Croatia was on course towards snap polls on Friday, a day after the government of Prime Minister Tihomir Oreskovic fell in a no-confidence vote and only seven months after the last parliamentary elections.

The opposition Social Democrats (SDP) and smaller parties, creating a new majority in parliament, declared their intent to dissolve the legislature on July 15 and automatically trigger early elections,  the 24Sata daily reported online.

That scraps efforts by the conservative Croatian Democratic Union (HDZ) to rebuild a governing coalition. 

Presently, 84 to 86 of the 151 legislators favour elections as the way out of the crisis, including those belonging to Most (Bridge), a newcomer reformist party that was the junior partner of the HDZ in Oreskovic's government.
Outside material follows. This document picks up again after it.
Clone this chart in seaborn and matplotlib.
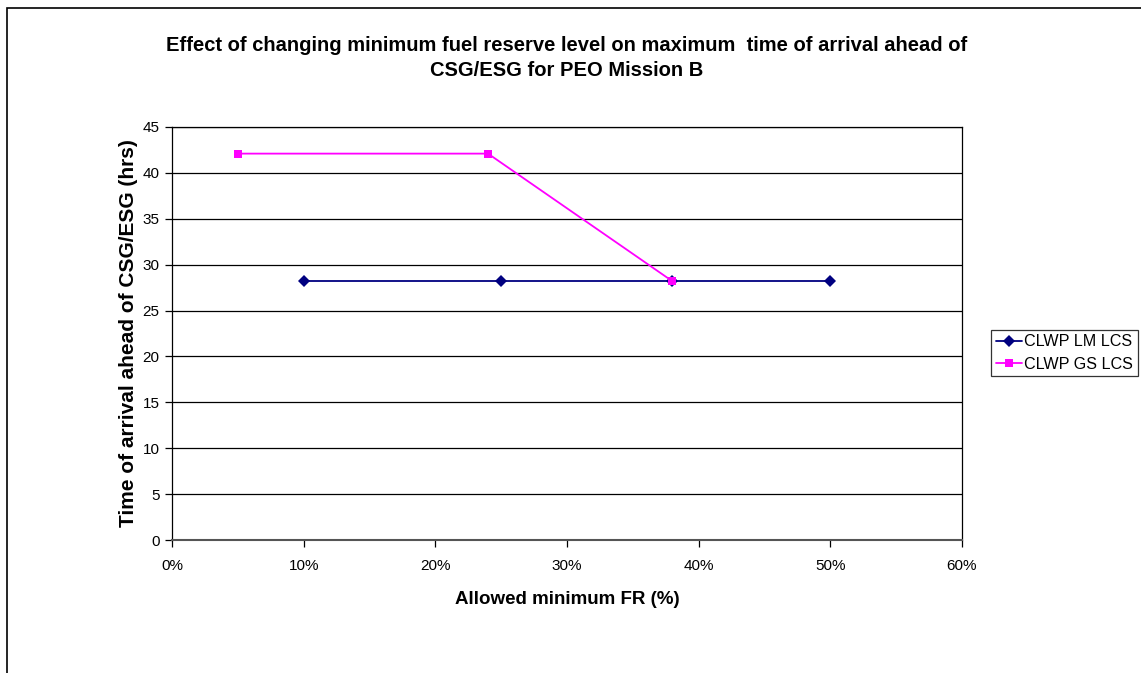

Under Croatian law, elections must be held between 30 and 60 days after the dissolution of parliament. Delaying the move until July 15 would allow the vote to take place in September, after the busy summer season in the Adriatic tourist haven.

The HDZ and Most appointed the non-partisan Oreskovic in January, after difficult talks that followed elections in November, but they immediately began feuding, hampering the cabinet.

Most accused HDZ chief Tomislav Karamarko of corruption, demanding his resignation from the cabinet.

Oreskovic had asked Karamarko and Most leader Bozo Petrov to step down from their leadership positions in order to end the impasse, but the HDZ instead launched the no-confidence motion that toppled him in a 125-15 vote.